## TASK:
Leave the pictures out and transcribe every record exactly.

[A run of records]

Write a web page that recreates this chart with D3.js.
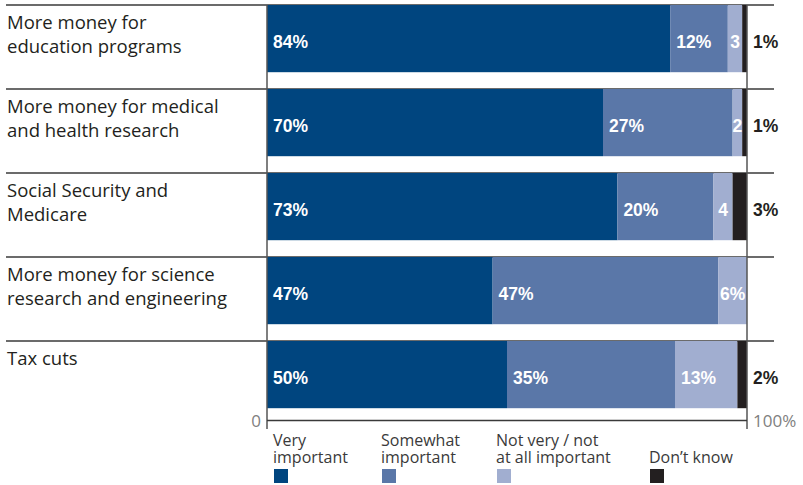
<!DOCTYPE html>
<html><head><meta charset="utf-8">
<script src="https://cdn.jsdelivr.net/npm/d3@7"></script>
<style>body{margin:0;background:#fff}svg{display:block}</style>
</head><body><svg id="c" width="803" height="485"></svg>
<script>
const categories = [
  ["More money for", "education programs"],
  ["More money for medical", "and health research"],
  ["Social Security and", "Medicare"],
  ["More money for science", "research and engineering"],
  ["Tax cuts"]
];
const seriesNames = ["Very\nimportant", "Somewhat\nimportant", "Not very / not\nat all important", "Don’t know"];
const colors = ["#00457f", "#5a77a8", "#a1aed0", "#231f20"];
const veryImportant = [84, 70, 73, 47, 50];
const somewhatImportant = [12, 27, 20, 47, 35];
const notImportant = [3, 2, 4, 6, 13];
const dontKnow = [1, 1, 3, 0, 2];
const insideLabels = [
  ["84%", "12%", "3"],
  ["70%", "27%", "2"],
  ["73%", "20%", "4"],
  ["47%", "47%", "6%"],
  ["50%", "35%", "13%"]
];
const outsideLabels = ["1%", "1%", "3%", "", "2%"];
const axisTicks = ["0", "100%"];

const svg = d3.select("#c");
const keys = categories.map((c, i) => i);
const x = d3.scaleLinear().domain([0, 100]).range([267, 747]);
const y = d3.scaleBand().domain(keys).range([5, 425]).paddingInner(0).paddingOuter(0);
const bh = y.step() * 0.8;
const series = [veryImportant, somewhatImportant, notImportant, dontKnow];
const rows = keys.map(i => {
  let acc = 0;
  return series.map((s, k) => {
    const seg = {row: i, k, x0: acc, x1: acc + s[i], label: k < 3 ? insideLabels[i][k] : ""};
    acc += s[i];
    return seg;
  });
});
const segs = rows.flat();

// separators
svg.append("g").selectAll("line").data(keys).join("line")
  .attr("x1", 6).attr("x2", 774)
  .attr("y1", d => y(d)).attr("y2", d => y(d))
  .attr("stroke", "#3a3a3a").attr("stroke-width", 1.5);

// bars
svg.append("g").selectAll("rect").data(segs.filter(d => d.x1 > d.x0)).join("rect")
  .attr("x", d => x(d.x0)).attr("width", d => x(d.x1) - x(d.x0))
  .attr("y", d => y(d.row)).attr("height", bh)
  .attr("fill", d => colors[d.k]);

// vertical lines
svg.append("g").selectAll("line").data([0, 100]).join("line")
  .attr("x1", d => x(d)).attr("x2", d => x(d))
  .attr("y1", 5).attr("y2", 429)
  .attr("stroke", "#555").attr("stroke-width", 1.5);
svg.append("line").attr("x1", x(0)).attr("x2", x(100)).attr("y1", 420.5).attr("y2", 420.5)
  .attr("stroke", "#3a3a3a").attr("stroke-width", 1.5);

// axis tick labels
svg.append("text").attr("x", x(0) - 6).attr("y", 427).attr("text-anchor", "end")
  .attr("font-family", "Open Sans").attr("font-size", 17).attr("fill", "#808080").text(axisTicks[0]);
svg.append("text").attr("x", x(100) + 6).attr("y", 427).attr("text-anchor", "start")
  .attr("font-family", "Open Sans").attr("font-size", 17).attr("fill", "#808080").text(axisTicks[1]);

// inside labels
svg.append("g").selectAll("text").data(segs.filter(d => d.label)).join("text")
  .attr("x", d => (x(d.x1) - x(d.x0)) < 30 ? (x(d.x0) + x(d.x1)) / 2 : x(d.x0) + 6)
  .attr("text-anchor", d => (x(d.x1) - x(d.x0)) < 30 ? "middle" : "start")
  .attr("y", d => y(d.row) + bh / 2 + 9)
  .attr("font-family", "Liberation Sans, Arial").attr("font-weight", "bold").attr("font-size", 17.5)
  .attr("fill", "#fff").text(d => d.label);

// outside labels
svg.append("g").selectAll("text").data(keys).join("text")
  .attr("x", x(100) + 6).attr("y", d => y(d) + bh / 2 + 9)
  .attr("font-family", "Liberation Sans, Arial").attr("font-weight", "bold").attr("font-size", 17.5)
  .attr("fill", "#231f20").text(d => outsideLabels[d]);

// category labels
const cl = svg.append("g").selectAll("text").data(keys).join("text")
  .attr("x", 7).attr("y", d => y(d) + 24)
  .attr("font-family", "Open Sans").attr("font-size", 18.5).attr("fill", "#231f20");
cl.selectAll("tspan").data(d => categories[d].map((t, j) => ({t, j, d}))).join("tspan")
  .attr("x", 7).attr("dy", d => d.j === 0 ? 0 : 24).text(d => d.t);

// legend
const legX = [274, 382, 497, 650];
const lg = svg.append("g").selectAll("g").data(seriesNames).join("g");
lg.append("rect").attr("x", (d, i) => legX[i]).attr("y", 469).attr("width", 14).attr("height", 14)
  .attr("fill", (d, i) => colors[i]);
lg.append("text").attr("font-family", "Open Sans").attr("font-size", 16).attr("fill", "#3a3a3a")
  .each(function(d, i) {
    const lines = d.split("\n");
    const t = d3.select(this);
    lines.forEach((l, j) => {
      t.append("tspan").attr("x", legX[i] - 1)
        .attr("y", 463 - (lines.length - 1 - j) * 17).text(l);
    });
  });
</script></body></html>
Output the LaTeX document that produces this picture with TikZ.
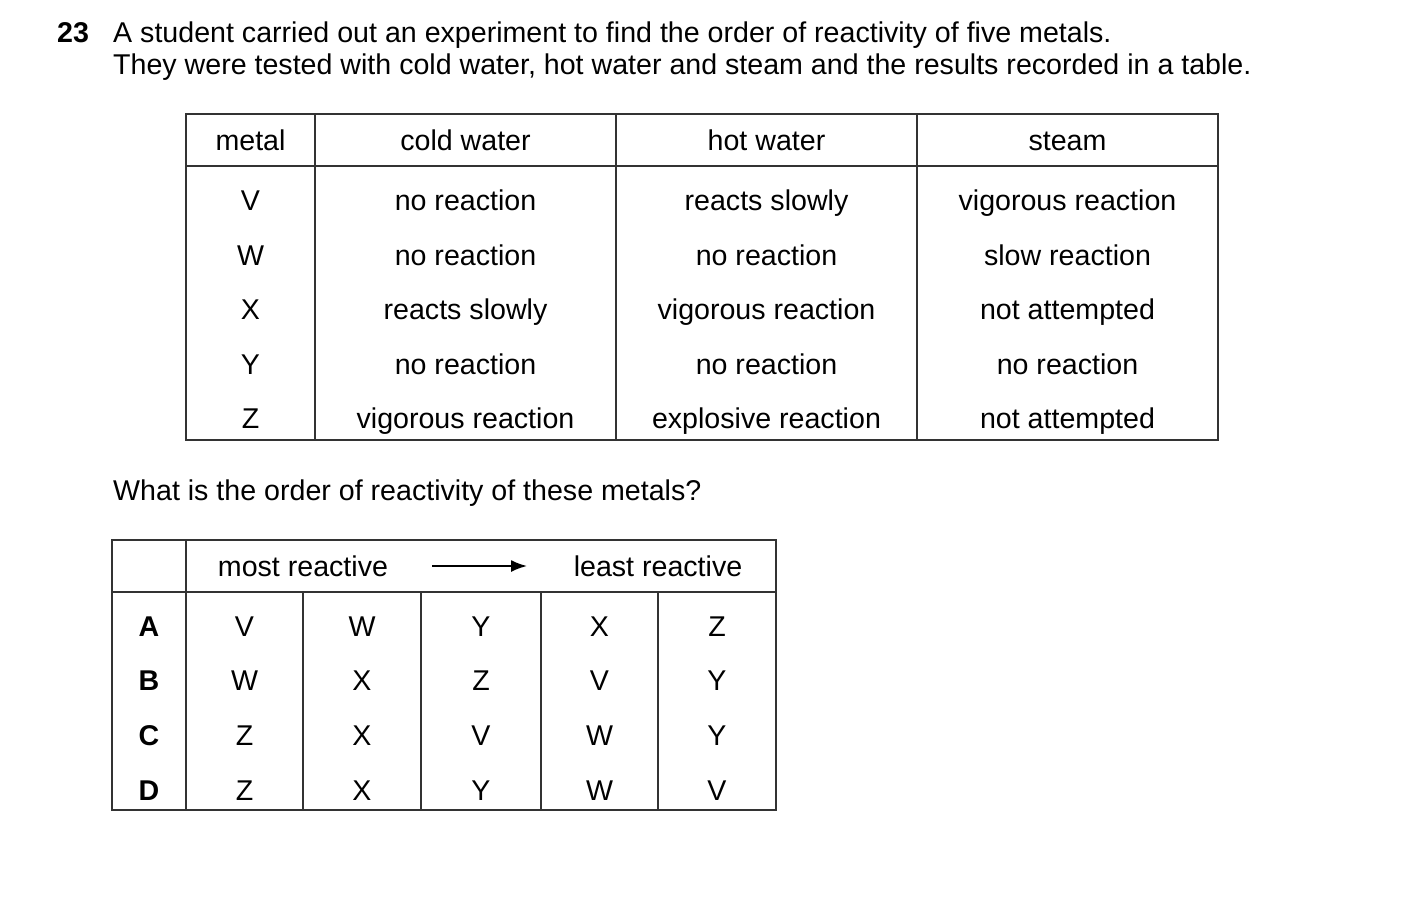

## FINISHED ANSWER:
Write a web page that recreates this chart with D3.js.
<!DOCTYPE html>
<html><head><meta charset="utf-8">
<script src="https://cdn.jsdelivr.net/npm/d3@7"></script>
<style>body{margin:0;background:#fff}svg{display:block}</style>
</head><body><svg id="c" width="803" height="485"></svg>
<script>
const categories = [
  ["More money for", "education programs"],
  ["More money for medical", "and health research"],
  ["Social Security and", "Medicare"],
  ["More money for science", "research and engineering"],
  ["Tax cuts"]
];
const seriesNames = ["Very\nimportant", "Somewhat\nimportant", "Not very / not\nat all important", "Don’t know"];
const colors = ["#00457f", "#5a77a8", "#a1aed0", "#231f20"];
const veryImportant = [84, 70, 73, 47, 50];
const somewhatImportant = [12, 27, 20, 47, 35];
const notImportant = [3, 2, 4, 6, 13];
const dontKnow = [1, 1, 3, 0, 2];
const insideLabels = [
  ["84%", "12%", "3"],
  ["70%", "27%", "2"],
  ["73%", "20%", "4"],
  ["47%", "47%", "6%"],
  ["50%", "35%", "13%"]
];
const outsideLabels = ["1%", "1%", "3%", "", "2%"];
const axisTicks = ["0", "100%"];

const svg = d3.select("#c");
const keys = categories.map((c, i) => i);
const x = d3.scaleLinear().domain([0, 100]).range([267, 747]);
const y = d3.scaleBand().domain(keys).range([5, 425]).paddingInner(0).paddingOuter(0);
const bh = y.step() * 0.8;
const series = [veryImportant, somewhatImportant, notImportant, dontKnow];
const rows = keys.map(i => {
  let acc = 0;
  return series.map((s, k) => {
    const seg = {row: i, k, x0: acc, x1: acc + s[i], label: k < 3 ? insideLabels[i][k] : ""};
    acc += s[i];
    return seg;
  });
});
const segs = rows.flat();

// separators
svg.append("g").selectAll("line").data(keys).join("line")
  .attr("x1", 6).attr("x2", 774)
  .attr("y1", d => y(d)).attr("y2", d => y(d))
  .attr("stroke", "#3a3a3a").attr("stroke-width", 1.5);

// bars
svg.append("g").selectAll("rect").data(segs.filter(d => d.x1 > d.x0)).join("rect")
  .attr("x", d => x(d.x0)).attr("width", d => x(d.x1) - x(d.x0))
  .attr("y", d => y(d.row)).attr("height", bh)
  .attr("fill", d => colors[d.k]);

// vertical lines
svg.append("g").selectAll("line").data([0, 100]).join("line")
  .attr("x1", d => x(d)).attr("x2", d => x(d))
  .attr("y1", 5).attr("y2", 429)
  .attr("stroke", "#555").attr("stroke-width", 1.5);
svg.append("line").attr("x1", x(0)).attr("x2", x(100)).attr("y1", 420.5).attr("y2", 420.5)
  .attr("stroke", "#3a3a3a").attr("stroke-width", 1.5);

// axis tick labels
svg.append("text").attr("x", x(0) - 6).attr("y", 427).attr("text-anchor", "end")
  .attr("font-family", "Open Sans").attr("font-size", 17).attr("fill", "#808080").text(axisTicks[0]);
svg.append("text").attr("x", x(100) + 6).attr("y", 427).attr("text-anchor", "start")
  .attr("font-family", "Open Sans").attr("font-size", 17).attr("fill", "#808080").text(axisTicks[1]);

// inside labels
svg.append("g").selectAll("text").data(segs.filter(d => d.label)).join("text")
  .attr("x", d => (x(d.x1) - x(d.x0)) < 30 ? (x(d.x0) + x(d.x1)) / 2 : x(d.x0) + 6)
  .attr("text-anchor", d => (x(d.x1) - x(d.x0)) < 30 ? "middle" : "start")
  .attr("y", d => y(d.row) + bh / 2 + 9)
  .attr("font-family", "Liberation Sans, Arial").attr("font-weight", "bold").attr("font-size", 17.5)
  .attr("fill", "#fff").text(d => d.label);

// outside labels
svg.append("g").selectAll("text").data(keys).join("text")
  .attr("x", x(100) + 6).attr("y", d => y(d) + bh / 2 + 9)
  .attr("font-family", "Liberation Sans, Arial").attr("font-weight", "bold").attr("font-size", 17.5)
  .attr("fill", "#231f20").text(d => outsideLabels[d]);

// category labels
const cl = svg.append("g").selectAll("text").data(keys).join("text")
  .attr("x", 7).attr("y", d => y(d) + 24)
  .attr("font-family", "Open Sans").attr("font-size", 18.5).attr("fill", "#231f20");
cl.selectAll("tspan").data(d => categories[d].map((t, j) => ({t, j, d}))).join("tspan")
  .attr("x", 7).attr("dy", d => d.j === 0 ? 0 : 24).text(d => d.t);

// legend
const legX = [274, 382, 497, 650];
const lg = svg.append("g").selectAll("g").data(seriesNames).join("g");
lg.append("rect").attr("x", (d, i) => legX[i]).attr("y", 469).attr("width", 14).attr("height", 14)
  .attr("fill", (d, i) => colors[i]);
lg.append("text").attr("font-family", "Open Sans").attr("font-size", 16).attr("fill", "#3a3a3a")
  .each(function(d, i) {
    const lines = d.split("\n");
    const t = d3.select(this);
    lines.forEach((l, j) => {
      t.append("tspan").attr("x", legX[i] - 1)
        .attr("y", 463 - (lines.length - 1 - j) * 17).text(l);
    });
  });
</script></body></html>
Output the LaTeX document that produces this picture with TikZ.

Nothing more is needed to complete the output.